Technological issues addressed by the BACCARA project
Interfaces understanding and control for designing high quality interfaces for batteries and supercapacitors with enhanced performance
Interfaces analysis : a key issue to reach technological improvement
Development of Nanocharacterisation network of multiprobe in situ cluster tools and in operando experiments coupled with numerical simulations
The present project aims at improving the performance of LiB and supercapacitors. This step requires a deep understanding of interfaces and interphases evolution within the electrode in cycling in order to control and improve their properties.
We propose to create a network of multiprobe characterization techniques to investigate these interfaces and their behavior through in situ/in operando methods. The goal is to control and then optimize the negative electrode/electrolyte interface (active material morphology and functionalization, electrode formulation, electrolyte formulation) by investigating structural,chemical and morphological changes during electrochemical cyclability.

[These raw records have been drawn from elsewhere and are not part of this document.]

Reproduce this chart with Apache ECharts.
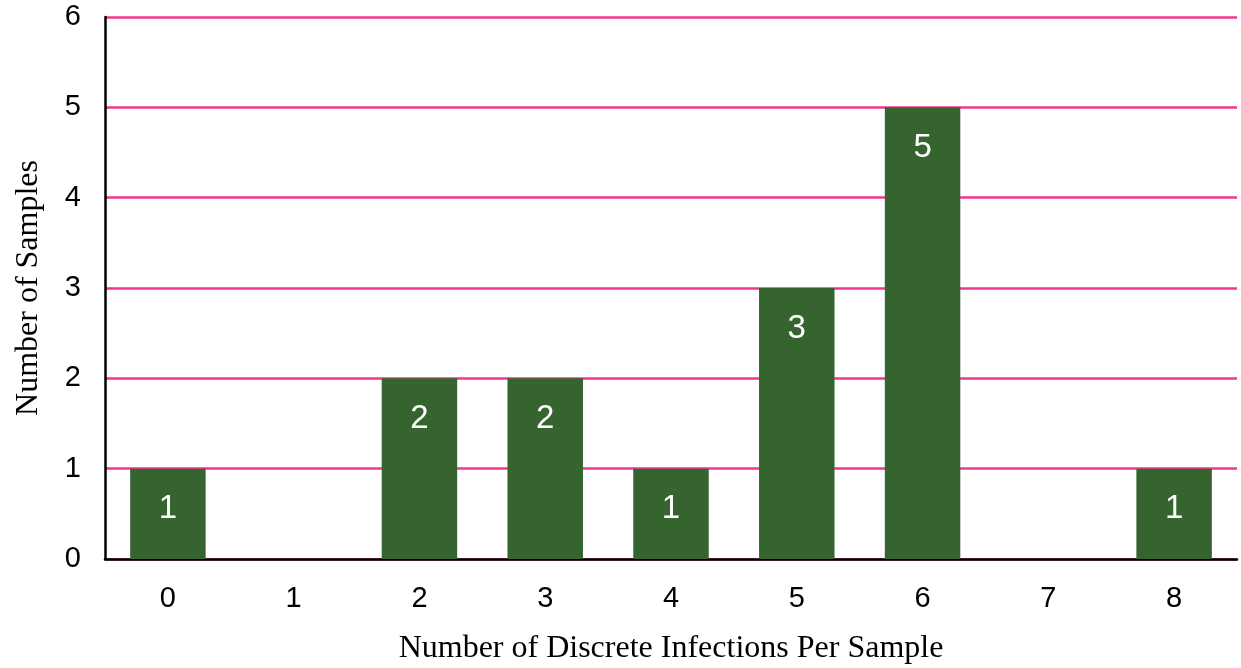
<!DOCTYPE html>
<html>
<head>
<meta charset="utf-8">
<script src="https://cdn.jsdelivr.net/npm/echarts@6/dist/echarts.min.js"></script>
<style>
  html, body { margin: 0; padding: 0; background: #fff; }
  #chart { width: 1241px; height: 668px; }
</style>
</head>
<body>
<div id="chart"></div>
<script>
// infections per sample -> number of samples
const categories = ['0', '1', '2', '3', '4', '5', '6', '7', '8'];
const samples = [1, 0, 2, 2, 1, 3, 5, 0, 1];

const chart = echarts.init(document.getElementById('chart'));
chart.setOption({
  animation: false,
  grid: { left: 105, right: 4, top: 17, bottom: 109, outerBoundsMode: 'none' },
  xAxis: {
    type: 'category',
    data: categories,
    name: 'Number of Discrete Infections Per Sample',
    nameLocation: 'middle',
    nameGap: 74,
    nameTextStyle: { fontFamily: 'Liberation Serif', fontSize: 32, color: '#000' },
    axisLine: { lineStyle: { color: '#000', width: 2.5 } },
    axisTick: { show: false },
    axisLabel: { fontFamily: 'Liberation Sans', fontSize: 29, color: '#000', margin: 25 }
  },
  yAxis: {
    type: 'value',
    min: 0,
    max: 6,
    interval: 1,
    name: 'Number of Samples',
    nameLocation: 'middle',
    nameGap: 60,
    nameTextStyle: { fontFamily: 'Liberation Serif', fontSize: 32, color: '#000' },
    axisLine: { show: true, lineStyle: { color: '#000', width: 2.5 } },
    axisTick: { show: false },
    axisLabel: { fontFamily: 'Liberation Sans', fontSize: 29, color: '#000', margin: 24, padding: [4, 0, 0, 0] },
    splitLine: { lineStyle: { color: '#f2368f', width: 2.5 } }
  },
  series: [{
    type: 'bar',
    data: samples,
    barWidth: '60%',
    itemStyle: { color: '#35642f' },
    label: {
      show: true,
      position: 'insideTop',
      distance: 24,
      color: '#fff',
      fontFamily: 'Liberation Sans',
      fontSize: 33,
      formatter: p => p.value > 0 ? p.value : ''
    }
  }]
});
</script>
</body>
</html>
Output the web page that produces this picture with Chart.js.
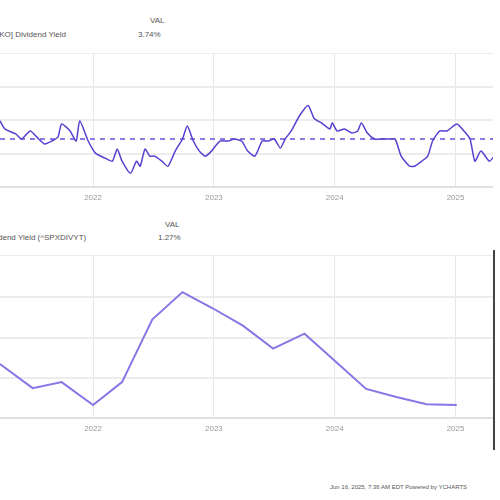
<!DOCTYPE html>
<html><head><meta charset="utf-8">
<script src="https://cdn.jsdelivr.net/npm/chart.js@4"></script>
<style>
body{margin:0;width:500px;height:500px;background:#fff;position:relative;overflow:hidden;font-family:"Liberation Sans",Arial,sans-serif;}
.t{position:absolute;font-size:8px;color:#555;white-space:nowrap;}
.box{position:absolute;left:0;width:493px;}
</style></head><body>
<div class="t" style="left:-3px;top:30px">[KO] Dividend Yield</div>
<div class="t" style="left:150px;top:16px">VAL</div>
<div class="t" style="left:138px;top:30px">3.74%</div>
<div class="t" style="left:-2px;top:233px">dend Yield (^SPXDIVYT)</div>
<div class="t" style="left:165px;top:220px">VAL</div>
<div class="t" style="left:158px;top:233px">1.27%</div>
<div class="t" style="left:330px;top:484px;font-size:6px">Jun 16, 2025, 7:36 AM EDT Powered by YCHARTS</div>
<div class="box" style="top:53px;height:156px"><canvas id="c1"></canvas></div>
<div class="box" style="top:255px;height:185px"><canvas id="c2"></canvas></div>
<div style="position:absolute;left:493px;top:250px;width:2px;height:200px;background:#444"></div>
<script>
const yearTicks = [2022, 2023, 2024, 2025];
const koDates = [2021.23,2021.27,2021.36,2021.41,2021.48,2021.55,2021.60,2021.66,2021.71,2021.74,2021.81,2021.86,2021.89,2021.96,2022.02,2022.10,2022.16,2022.20,2022.24,2022.31,2022.36,2022.39,2022.43,2022.47,2022.51,2022.57,2022.62,2022.68,2022.74,2022.78,2022.83,2022.88,2022.93,2022.98,2023.05,2023.12,2023.17,2023.23,2023.28,2023.34,2023.40,2023.45,2023.50,2023.55,2023.59,2023.64,2023.71,2023.78,2023.83,2023.89,2023.96,2023.98,2024.02,2024.08,2024.14,2024.19,2024.22,2024.27,2024.33,2024.39,2024.45,2024.50,2024.55,2024.62,2024.66,2024.72,2024.77,2024.81,2024.87,2024.93,2025.01,2025.07,2025.12,2025.16,2025.21,2025.28,2025.32];
const koYield = [1.98,1.74,1.59,1.44,1.68,1.44,1.29,1.38,1.50,1.89,1.68,1.38,1.98,1.38,1.02,0.87,0.78,1.14,0.78,0.42,0.78,0.63,1.14,0.93,0.93,0.78,0.63,1.08,1.44,1.83,1.38,1.08,0.93,1.08,1.38,1.38,1.44,1.38,1.08,0.93,1.38,1.38,1.44,1.17,1.44,1.68,2.14,2.44,2.05,1.92,1.74,1.92,1.68,1.74,1.62,1.68,1.92,1.62,1.44,1.44,1.44,1.44,0.93,0.63,0.63,0.78,0.93,1.38,1.68,1.68,1.89,1.68,1.44,0.78,1.08,0.78,0.93];
const koMean = 1.44;
const spDates = [2021.23,2021.50,2021.74,2022.00,2022.24,2022.49,2022.74,2022.99,2023.24,2023.49,2023.75,2024.00,2024.26,2024.51,2024.76,2025.01];
const spYield = [1.35,0.75,0.90,0.33,0.90,2.45,3.13,2.73,2.30,1.73,2.10,1.43,0.73,0.53,0.35,0.33];
const xMin = 2021.23, xMax = 2025.31;

function makeChart(id, datasets, yMax){
  return new Chart(document.getElementById(id), {
    type:'line',
    data:{datasets},
    options:{
      responsive:true, maintainAspectRatio:false, animation:false,
      layout:{padding:0},
      plugins:{legend:{display:false},tooltip:{enabled:false}},
      scales:{
        x:{type:'linear',min:xMin,max:xMax,
           afterBuildTicks:s=>{s.ticks=yearTicks.map(v=>({value:v}));},
           ticks:{color:'#999',font:{size:8},padding:6,callback:v=>String(v)},
           grid:{color:'#e8e8e8',drawTicks:false,lineWidth:1},
           border:{color:'#e0e0e0',width:2}},
        y:{min:0,max:yMax,ticks:{display:false,stepSize:1},
           afterFit:s=>{s.width=0;},
           grid:{color:'#ececec',drawTicks:false,lineWidth:2},
           border:{display:false}}
      }
    }
  });
}
makeChart('c1',[
  {data:koDates.map((d,i)=>({x:d,y:koYield[i]})),borderColor:'#5a3fd0',borderWidth:1.5,pointRadius:0,tension:0.2},
  {data:[{x:xMin,y:koMean},{x:xMax,y:koMean}],borderColor:'#8b7be0',borderWidth:2,borderDash:[5,5],pointRadius:0}
],4);
makeChart('c2',[
  {data:spDates.map((d,i)=>({x:d,y:spYield[i]})),borderColor:'#8a74e6',borderWidth:2,pointRadius:0,tension:0}
],4.05);
</script>
</body></html>
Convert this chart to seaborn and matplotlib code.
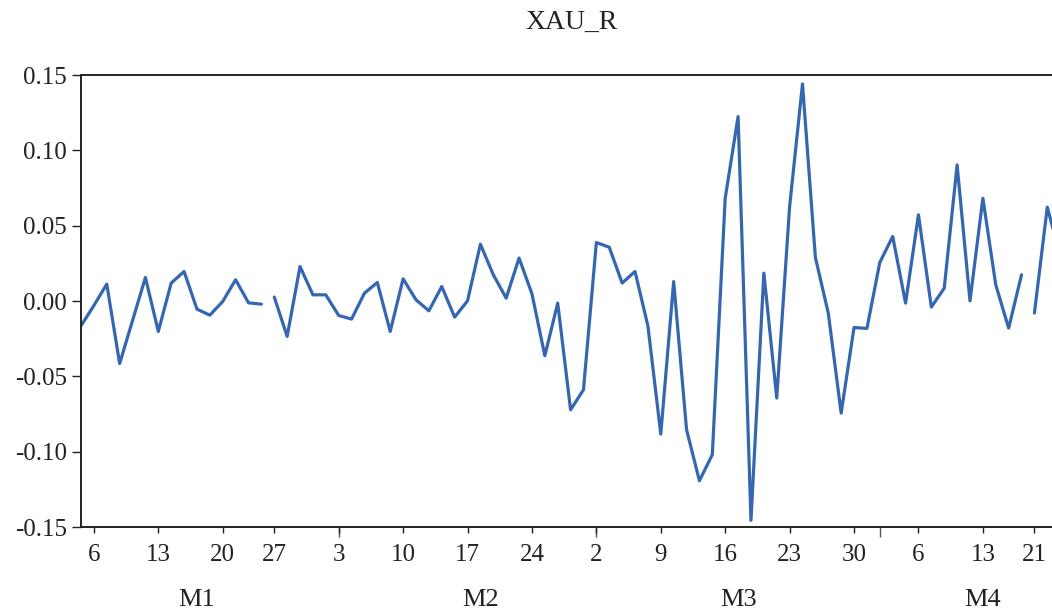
import numpy as np
import pandas as pd
import matplotlib
matplotlib.use("Agg")
import matplotlib.pyplot as plt
import matplotlib.transforms as mtransforms
import seaborn as sns

# ---- data ----
xau_r = [
    -0.0165, -0.0030, 0.0112, -0.0415, -0.0130, 0.0156, -0.0202, 0.0119, 0.0196, -0.0054,
    -0.0094, -0.0003, 0.0141, -0.0012, -0.0021,
    0.0026, -0.0235, 0.0229, 0.0041, 0.0041, -0.0096, -0.0120, 0.0052, 0.0123, -0.0202,
    0.0147, 0.0008, -0.0065, 0.0096, -0.0107, 0.0001, 0.0377, 0.0174, 0.0019, 0.0285,
    0.0048, -0.0363, -0.0014, -0.0722, -0.0589, 0.0388, 0.0357, 0.0119, 0.0196, -0.0165,
    -0.0883, 0.0129, -0.0854, -0.1193, -0.1020, 0.0682, 0.1224, -0.1456, 0.0185, -0.0644,
    0.0627, 0.1441, 0.0289, -0.0080, -0.0744, -0.0176, -0.0182, 0.0256, 0.0428, -0.0014,
    0.0572, -0.0040, 0.0085, 0.0903, 0.0001, 0.0682, 0.0107, -0.0180, 0.0174,
    -0.0080, 0.0623, 0.0300,
]
breaks_after = [14, 73]          # line is interrupted after these observations
day_tick_pos = [1, 6, 11, 15, 20, 25, 30, 35, 40, 45, 50, 55, 60, 65, 70, 74]
day_tick_labels = ["6", "13", "20", "27", "3", "10", "17", "24", "2", "9",
                   "16", "23", "30", "6", "13", "21"]
month_start_pos = [20, 40, 62]
month_labels = ["M1", "M2", "M3", "M4"]
month_label_pos = [9, 31, 51, 70]
y_ticks = [-0.15, -0.10, -0.05, 0.00, 0.05, 0.10, 0.15]

obs = np.arange(len(xau_r))
segment = np.searchsorted(breaks_after, obs, side="left")
df = pd.DataFrame({"obs": obs, "xau_r": xau_r, "segment": segment})

# ---- style ----
sns.set_style("ticks")
plt.rcParams["font.family"] = ["Liberation Serif", "DejaVu Serif"]

W, H = 1052, 610
fig = plt.figure(figsize=(W / 100, H / 100), dpi=100)
left_px, right_px, top_px, bottom_px = 81, 1062, 75, 527
ax = fig.add_axes([left_px / W, (H - bottom_px) / H,
                   (right_px - left_px) / W, (bottom_px - top_px) / H])

step = 12.884
sns.lineplot(data=df, x="obs", y="xau_r", units="segment", estimator=None,
             color="#3566b0", linewidth=2.3, ax=ax, legend=False)

ax.set_xlim(0, (right_px - left_px) / step)
ax.set_ylim(-0.15, 0.15)
ax.set_xlabel("")
ax.set_ylabel("")

ax.set_yticks(y_ticks)
ax.set_yticklabels([f"{v:.2f}" for v in y_ticks])

# labeled day ticks (minor) and month-boundary ticks (major)
ax.set_xticks(month_start_pos)
ax.set_xticklabels([])
ax.set_xticks(day_tick_pos, minor=True)
ax.set_xticklabels(day_tick_labels, minor=True)
ax.xaxis.remove_overlapping_locs = False

ax.tick_params(axis="y", which="major", direction="out", length=6.5, width=1.0,
               color="#222222", labelsize=18, labelcolor="#222222", pad=3.5)
ax.tick_params(axis="x", which="major", direction="out", length=7.5, width=1.0,
               color="#555555")
ax.tick_params(axis="x", which="minor", direction="out", length=4.5, width=1.0,
               color="#222222", labelsize=18, labelcolor="#222222", pad=8)

for side in ["left", "bottom", "top"]:
    ax.spines[side].set_visible(True)
    ax.spines[side].set_linewidth(1.4)
    ax.spines[side].set_color("#222222")
ax.spines["right"].set_visible(False)

# month labels
trans = mtransforms.blended_transform_factory(ax.transData, fig.transFigure)
for pos, lab in zip(month_label_pos, month_labels):
    ax.text(pos, (H - 600) / H, lab, transform=trans, ha="center", va="center",
            fontsize=19, color="#222222", clip_on=False)

fig.text(572 / W, (H - 22) / H, "XAU_R", ha="center", va="center",
         fontsize=20, color="#222222")

fig.savefig("out.png", dpi=100)
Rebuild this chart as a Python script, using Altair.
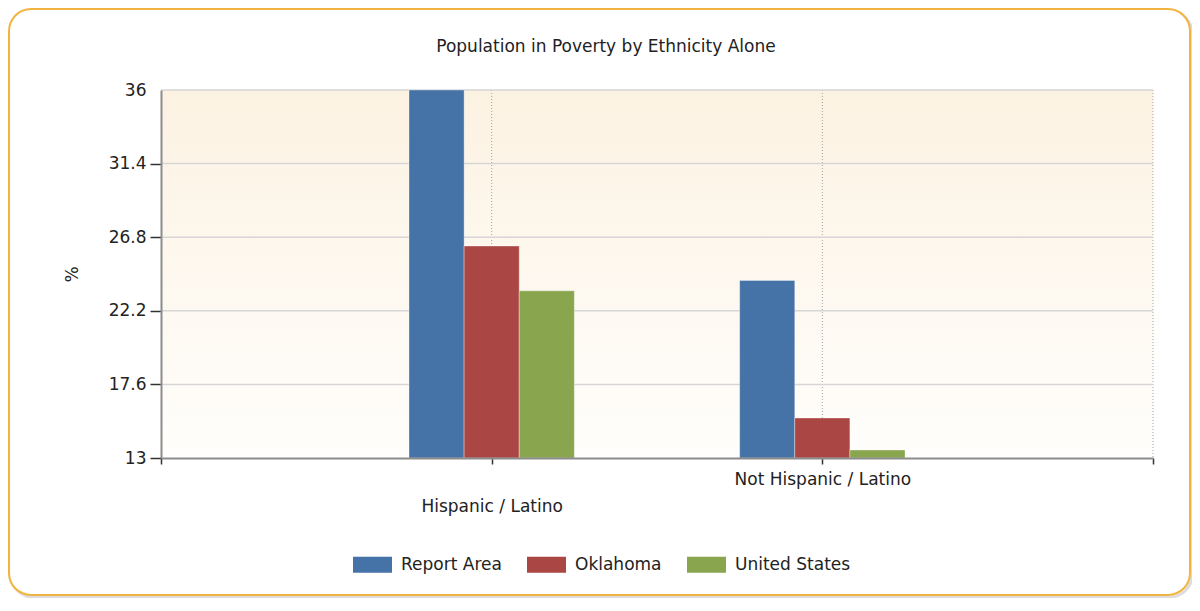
import altair as alt
import pandas as pd

# ---- data ----
categories = ["Hispanic / Latino", "Not Hispanic / Latino"]
series = ["Report Area", "Oklahoma", "United States"]
report_area = [36.0, 24.1]
oklahoma = [26.25, 15.5]
united_states = [23.45, 13.5]
colors = ["#4572a7", "#aa4643", "#89a54e"]
y_ticks = [13, 17.6, 22.2, 26.8, 31.4, 36]
x_grid = [1, 2, 3]

FONT = "DejaVu Sans"
W, H = 992, 368

rows = []
for si, (name, vals) in enumerate(zip(series, [report_area, oklahoma, united_states])):
    for ci, (cat, v) in enumerate(zip(categories, vals)):
        rows.append({"category": cat, "cat_index": ci + 1, "series": name,
                     "series_index": si, "value": v})
df = pd.DataFrame(rows)

xscale = alt.Scale(domain=[0, 3], nice=False, zero=False)
yscale = alt.Scale(domain=[13, 36], nice=False, zero=False)

label_expr = "datum.value == 1 ? '%s' : datum.value == 2 ? '%s' : ''" % (categories[0], categories[1])

x_axis = alt.Axis(
    values=[0, 1, 2, 3], labelExpr=label_expr, grid=False, title=None,
    tickSize=6, tickColor="#333333", tickWidth=1.5,
    domainColor="#8c8c8c", domainWidth=2,
    labelFont=FONT, labelFontSize=17, labelColor="#222222",
    labelPadding={"condition": {"test": "datum.value == 1", "value": 34}, "value": 7},
    labelOverlap=False, labelFlush=False, zindex=1,
)
y_axis = alt.Axis(
    values=y_ticks, format=".1~f", grid=False, title="%",
    tickSize=11, tickWidth=1.5,
    tickColor={"condition": {"test": "datum.value == 36", "value": "transparent"}, "value": "#333333"},
    domainColor="#8c8c8c", domainWidth=2,
    labelFont=FONT, labelFontSize=17, labelColor="#222222", labelPadding=4,
    titleFont=FONT, titleFontSize=17, titleFontWeight="normal", titleColor="#222222",
    titleX=-89, titleY=184, titleAlign="center", titleBaseline="middle",
    zindex=1,
)

one = pd.DataFrame({"k": [0]})

shadow = alt.Chart(one).mark_rect(
    fill="transparent", stroke="#cfcfcf", strokeWidth=3, strokeOpacity=0.7, cornerRadius=22
).encode(x=alt.value(-150), x2=alt.value(1031), y=alt.value(-79), y2=alt.value(507))

frame = alt.Chart(one).mark_rect(
    fill="white", stroke="#f2b440", strokeWidth=2, cornerRadius=22
).encode(x=alt.value(-152), x2=alt.value(1029), y=alt.value(-81), y2=alt.value(505))

bg = alt.Chart(one).mark_rect(
    fill=alt.Gradient(
        gradient="linear", x1=0, x2=0, y1=0, y2=1,
        stops=[alt.GradientStop(offset=0, color="#fcf2e2"),
               alt.GradientStop(offset=1, color="#fffefc")],
    )
).encode(x=alt.value(0), x2=alt.value(W), y=alt.value(0), y2=alt.value(H))

ygrid = alt.Chart(pd.DataFrame({"value": y_ticks[1:]})).mark_rule(
    color="#d6d6d6", strokeWidth=1.5
).encode(y=alt.Y("value:Q", scale=yscale, axis=y_axis))

xgrid = alt.Chart(pd.DataFrame({"x0": x_grid})).mark_rule(
    color="#a0a0a0", strokeWidth=1, strokeDash=[1, 2]
).encode(x=alt.X("x0:Q", scale=xscale, axis=x_axis))

bars = alt.Chart(df).transform_calculate(
    x0="datum.cat_index - 0.25 + datum.series_index / 6",
    x1="datum.cat_index - 0.25 + (datum.series_index + 1) / 6",
).mark_bar(clip=True, stroke="#ffffff", strokeWidth=0.8, strokeOpacity=0.45).encode(
    x=alt.X("x0:Q", scale=xscale, axis=x_axis),
    x2="x1:Q",
    y=alt.Y("value:Q", scale=yscale, axis=y_axis),
    y2=alt.datum(13),
    fill=alt.Fill(
        "series:N",
        scale=alt.Scale(domain=series, range=colors),
        sort=series,
        legend=alt.Legend(
            orient="none", legendX=192, legendY=455, direction="horizontal",
            title=None, padding=0,
            symbolType="M-1,-0.41H1V0.41H-1Z", symbolSize=1521, symbolStrokeWidth=0,
            symbolOpacity=1,
            labelFont=FONT, labelFontSize=17, labelColor="#222222",
            labelOffset=9, columnPadding=25,
        ),
    ),
)

chart = alt.layer(shadow, frame, bg, xgrid, ygrid, bars).properties(
    width=W, height=H,
    autosize=alt.AutoSizeParams(type="none"),
    padding={"left": 153, "top": 82, "right": 39, "bottom": 140},
    title=alt.TitleParams(
        "Population in Poverty by Ethnicity Alone",
        font=FONT, fontSize=17, fontWeight="normal", color="#222222",
        anchor="middle", dx=-51, offset=-61, baseline="alphabetic",
    ),
).configure_view(stroke=None).configure(background="white")

chart.save("out.html", embed_options={"renderer": "svg", "actions": False})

As stated in the call’s title “Understanding interfaces in secondary batteries and super-capacitors through in situ methods”, a deep insight in the process will be gained through a network of classical and advanced techniques of characterization coupled with numerical simulations to investigate the electrodes at molecular and atomic scale, crossed with a series of in operando studies on model systems including large scale instruments (synchrotron beam). The new data collected therein will lead us to propose enhancement strategies, which will be tested for performance and security, searching for “the fundamental basis for the next innovative generation of large electrical energy storage devices” (grid-scale).